*MATERIAL TO PROCESS*:

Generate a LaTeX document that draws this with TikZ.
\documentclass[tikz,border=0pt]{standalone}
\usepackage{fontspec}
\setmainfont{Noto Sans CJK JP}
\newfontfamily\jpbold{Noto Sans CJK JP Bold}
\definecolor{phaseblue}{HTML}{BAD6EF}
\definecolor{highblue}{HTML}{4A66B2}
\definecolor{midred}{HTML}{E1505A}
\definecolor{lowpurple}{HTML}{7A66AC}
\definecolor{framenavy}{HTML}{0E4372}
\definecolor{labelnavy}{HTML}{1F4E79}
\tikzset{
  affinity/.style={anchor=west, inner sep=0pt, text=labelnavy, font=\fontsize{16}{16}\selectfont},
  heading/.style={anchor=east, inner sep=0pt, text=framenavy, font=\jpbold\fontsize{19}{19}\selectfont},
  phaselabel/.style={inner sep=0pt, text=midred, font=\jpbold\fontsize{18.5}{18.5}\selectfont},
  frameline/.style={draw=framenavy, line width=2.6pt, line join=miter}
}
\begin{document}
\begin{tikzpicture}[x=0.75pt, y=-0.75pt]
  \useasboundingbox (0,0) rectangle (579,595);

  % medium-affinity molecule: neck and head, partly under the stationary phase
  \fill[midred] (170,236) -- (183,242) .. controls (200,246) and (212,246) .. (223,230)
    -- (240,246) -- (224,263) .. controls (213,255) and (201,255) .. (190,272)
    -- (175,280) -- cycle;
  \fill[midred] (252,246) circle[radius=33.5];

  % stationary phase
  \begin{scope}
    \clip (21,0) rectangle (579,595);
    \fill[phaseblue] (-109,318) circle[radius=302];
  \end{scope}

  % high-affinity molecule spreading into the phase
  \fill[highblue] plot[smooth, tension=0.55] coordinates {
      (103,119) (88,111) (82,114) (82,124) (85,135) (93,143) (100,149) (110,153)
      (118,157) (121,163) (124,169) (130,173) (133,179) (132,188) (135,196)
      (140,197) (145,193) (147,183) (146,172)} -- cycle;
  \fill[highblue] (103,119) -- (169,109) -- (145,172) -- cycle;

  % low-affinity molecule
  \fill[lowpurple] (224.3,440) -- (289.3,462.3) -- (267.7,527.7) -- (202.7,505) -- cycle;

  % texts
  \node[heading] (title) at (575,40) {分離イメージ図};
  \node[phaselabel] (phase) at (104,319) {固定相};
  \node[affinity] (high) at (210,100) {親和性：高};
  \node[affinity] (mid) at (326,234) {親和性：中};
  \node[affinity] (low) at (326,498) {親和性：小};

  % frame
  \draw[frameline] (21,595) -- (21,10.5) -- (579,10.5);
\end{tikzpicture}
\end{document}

...

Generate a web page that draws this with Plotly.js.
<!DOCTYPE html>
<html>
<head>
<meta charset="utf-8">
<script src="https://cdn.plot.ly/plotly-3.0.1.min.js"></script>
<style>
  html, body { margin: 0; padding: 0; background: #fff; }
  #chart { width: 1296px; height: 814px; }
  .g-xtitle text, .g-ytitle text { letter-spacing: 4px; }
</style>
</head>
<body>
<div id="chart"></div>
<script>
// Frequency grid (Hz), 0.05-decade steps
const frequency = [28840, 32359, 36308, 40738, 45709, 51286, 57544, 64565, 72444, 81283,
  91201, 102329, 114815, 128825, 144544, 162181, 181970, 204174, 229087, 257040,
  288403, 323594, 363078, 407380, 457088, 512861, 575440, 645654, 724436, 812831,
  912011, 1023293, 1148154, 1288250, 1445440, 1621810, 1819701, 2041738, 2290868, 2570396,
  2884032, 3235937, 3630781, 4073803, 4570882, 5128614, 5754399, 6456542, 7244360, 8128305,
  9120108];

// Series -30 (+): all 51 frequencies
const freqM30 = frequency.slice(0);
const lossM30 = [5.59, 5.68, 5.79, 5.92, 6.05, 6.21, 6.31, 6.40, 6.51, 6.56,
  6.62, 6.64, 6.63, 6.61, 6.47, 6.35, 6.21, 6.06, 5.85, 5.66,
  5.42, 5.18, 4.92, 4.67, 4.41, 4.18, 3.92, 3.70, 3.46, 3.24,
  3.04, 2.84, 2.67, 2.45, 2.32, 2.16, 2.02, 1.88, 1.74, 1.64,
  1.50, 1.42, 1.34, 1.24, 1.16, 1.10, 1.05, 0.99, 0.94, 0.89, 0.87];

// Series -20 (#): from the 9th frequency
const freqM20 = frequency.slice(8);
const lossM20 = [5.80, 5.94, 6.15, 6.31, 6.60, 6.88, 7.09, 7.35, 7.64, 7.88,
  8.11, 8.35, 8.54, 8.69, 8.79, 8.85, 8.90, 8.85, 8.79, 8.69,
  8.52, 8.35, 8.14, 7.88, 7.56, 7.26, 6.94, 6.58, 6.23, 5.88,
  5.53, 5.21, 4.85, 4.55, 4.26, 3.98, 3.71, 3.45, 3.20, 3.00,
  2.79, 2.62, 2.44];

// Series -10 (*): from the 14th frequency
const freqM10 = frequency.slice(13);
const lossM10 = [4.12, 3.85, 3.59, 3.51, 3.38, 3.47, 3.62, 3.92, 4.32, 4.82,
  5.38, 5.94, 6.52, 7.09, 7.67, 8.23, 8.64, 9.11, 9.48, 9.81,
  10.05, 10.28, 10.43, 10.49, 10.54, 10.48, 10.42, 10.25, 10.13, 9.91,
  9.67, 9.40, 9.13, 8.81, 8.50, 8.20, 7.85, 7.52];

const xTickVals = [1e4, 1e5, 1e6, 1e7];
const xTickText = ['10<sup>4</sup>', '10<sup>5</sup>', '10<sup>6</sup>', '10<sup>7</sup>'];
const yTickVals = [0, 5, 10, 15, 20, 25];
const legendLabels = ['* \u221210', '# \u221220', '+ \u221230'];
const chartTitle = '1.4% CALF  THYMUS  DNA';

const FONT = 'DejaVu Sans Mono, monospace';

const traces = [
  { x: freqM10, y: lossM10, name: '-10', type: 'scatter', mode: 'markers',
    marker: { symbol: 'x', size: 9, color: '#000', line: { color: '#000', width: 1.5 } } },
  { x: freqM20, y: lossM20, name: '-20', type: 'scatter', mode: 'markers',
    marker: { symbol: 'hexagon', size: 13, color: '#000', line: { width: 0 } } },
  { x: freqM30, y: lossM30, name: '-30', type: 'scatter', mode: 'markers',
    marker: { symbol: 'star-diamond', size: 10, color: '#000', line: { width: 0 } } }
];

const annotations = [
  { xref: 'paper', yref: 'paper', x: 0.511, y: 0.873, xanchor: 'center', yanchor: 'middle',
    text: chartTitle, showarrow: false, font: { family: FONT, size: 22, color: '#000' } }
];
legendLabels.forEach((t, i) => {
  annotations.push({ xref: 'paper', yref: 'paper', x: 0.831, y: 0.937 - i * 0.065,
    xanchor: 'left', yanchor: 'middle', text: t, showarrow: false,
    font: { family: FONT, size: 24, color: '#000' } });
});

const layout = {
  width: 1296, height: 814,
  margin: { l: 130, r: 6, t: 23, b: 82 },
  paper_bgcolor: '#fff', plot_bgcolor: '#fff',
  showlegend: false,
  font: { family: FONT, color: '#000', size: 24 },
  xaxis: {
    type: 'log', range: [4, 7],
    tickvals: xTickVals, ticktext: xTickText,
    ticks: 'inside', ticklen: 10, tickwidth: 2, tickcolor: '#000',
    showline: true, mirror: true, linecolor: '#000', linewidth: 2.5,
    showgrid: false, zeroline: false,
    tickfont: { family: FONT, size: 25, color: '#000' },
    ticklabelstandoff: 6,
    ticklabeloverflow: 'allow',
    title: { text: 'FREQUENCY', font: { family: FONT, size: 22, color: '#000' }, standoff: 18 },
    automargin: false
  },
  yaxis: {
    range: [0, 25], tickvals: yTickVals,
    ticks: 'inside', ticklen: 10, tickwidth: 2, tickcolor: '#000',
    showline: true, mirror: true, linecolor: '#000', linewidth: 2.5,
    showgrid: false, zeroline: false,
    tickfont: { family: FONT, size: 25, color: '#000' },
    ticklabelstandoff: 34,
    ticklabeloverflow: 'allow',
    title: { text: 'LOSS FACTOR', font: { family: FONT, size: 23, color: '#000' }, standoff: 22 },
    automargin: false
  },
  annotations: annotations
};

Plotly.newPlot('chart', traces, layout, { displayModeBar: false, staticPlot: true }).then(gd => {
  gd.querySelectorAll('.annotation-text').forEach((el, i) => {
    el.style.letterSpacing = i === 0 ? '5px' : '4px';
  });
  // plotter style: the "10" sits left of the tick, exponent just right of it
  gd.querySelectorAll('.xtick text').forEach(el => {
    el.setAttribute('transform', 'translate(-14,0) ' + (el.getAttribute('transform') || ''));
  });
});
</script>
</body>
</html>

---

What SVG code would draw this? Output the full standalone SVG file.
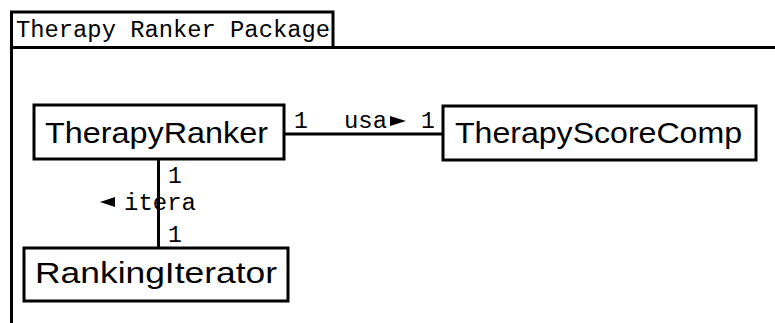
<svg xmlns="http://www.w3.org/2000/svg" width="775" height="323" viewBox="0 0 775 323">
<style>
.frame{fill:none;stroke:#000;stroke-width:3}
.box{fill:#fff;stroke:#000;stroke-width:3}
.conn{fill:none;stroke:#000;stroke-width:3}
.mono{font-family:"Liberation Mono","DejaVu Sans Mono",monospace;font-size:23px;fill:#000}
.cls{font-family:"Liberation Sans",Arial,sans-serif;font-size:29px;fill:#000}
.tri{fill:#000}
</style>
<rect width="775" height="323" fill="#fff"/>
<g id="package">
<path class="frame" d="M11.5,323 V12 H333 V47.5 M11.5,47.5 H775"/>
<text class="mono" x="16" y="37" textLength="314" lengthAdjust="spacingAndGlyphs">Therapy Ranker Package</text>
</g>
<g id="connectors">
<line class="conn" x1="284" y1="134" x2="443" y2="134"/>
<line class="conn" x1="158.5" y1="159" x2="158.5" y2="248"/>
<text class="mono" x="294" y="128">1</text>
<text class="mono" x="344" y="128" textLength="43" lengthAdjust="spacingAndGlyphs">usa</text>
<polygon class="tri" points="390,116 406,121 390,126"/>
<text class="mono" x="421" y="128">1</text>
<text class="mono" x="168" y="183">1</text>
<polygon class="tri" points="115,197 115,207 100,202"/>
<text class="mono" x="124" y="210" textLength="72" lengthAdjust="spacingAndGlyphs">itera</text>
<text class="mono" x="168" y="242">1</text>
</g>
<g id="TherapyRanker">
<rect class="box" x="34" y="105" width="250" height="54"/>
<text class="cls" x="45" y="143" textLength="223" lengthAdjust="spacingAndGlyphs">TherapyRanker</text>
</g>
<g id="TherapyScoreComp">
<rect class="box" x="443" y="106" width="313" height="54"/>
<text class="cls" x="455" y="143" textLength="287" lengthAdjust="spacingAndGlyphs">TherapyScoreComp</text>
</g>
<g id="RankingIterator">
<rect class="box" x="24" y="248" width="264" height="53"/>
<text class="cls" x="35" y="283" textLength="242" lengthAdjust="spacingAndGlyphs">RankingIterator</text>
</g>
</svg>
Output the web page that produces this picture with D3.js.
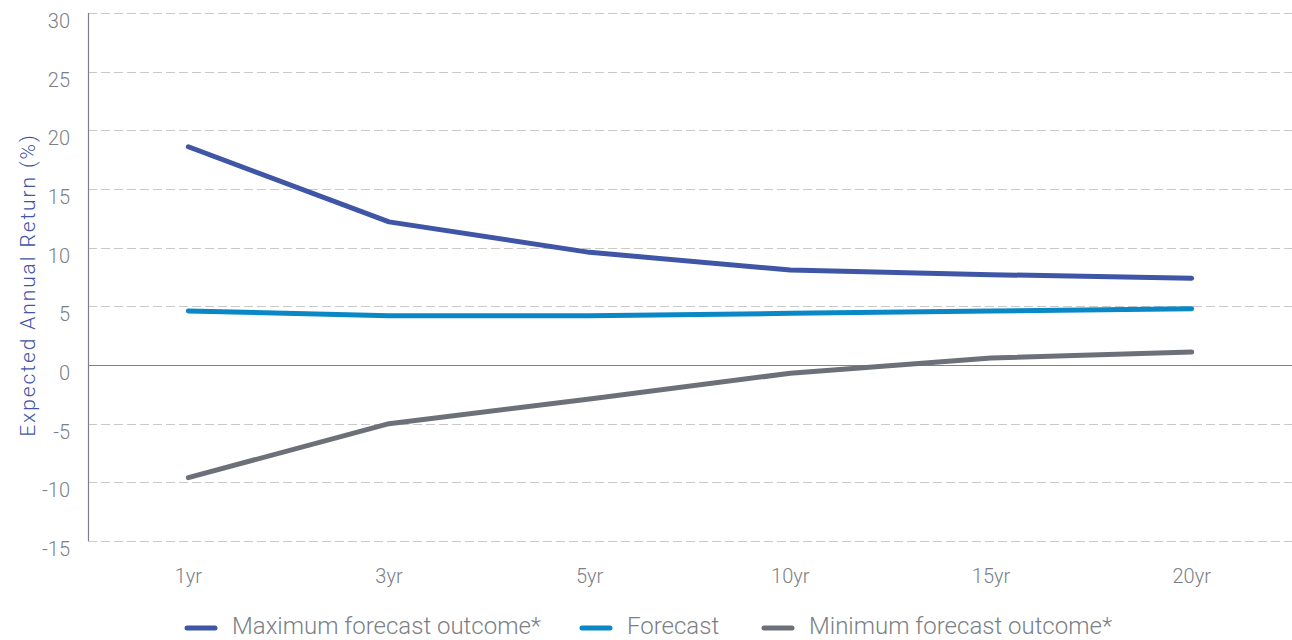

*PROMPT*: Read the data above. Pull out each line in which the string "with" appears.

*EXPECTED OUTPUT*:
Generate a LaTeX document that draws this with TikZ.
Generate a web page that draws this with Plotly.js.
Output the web page that produces this picture with D3.js.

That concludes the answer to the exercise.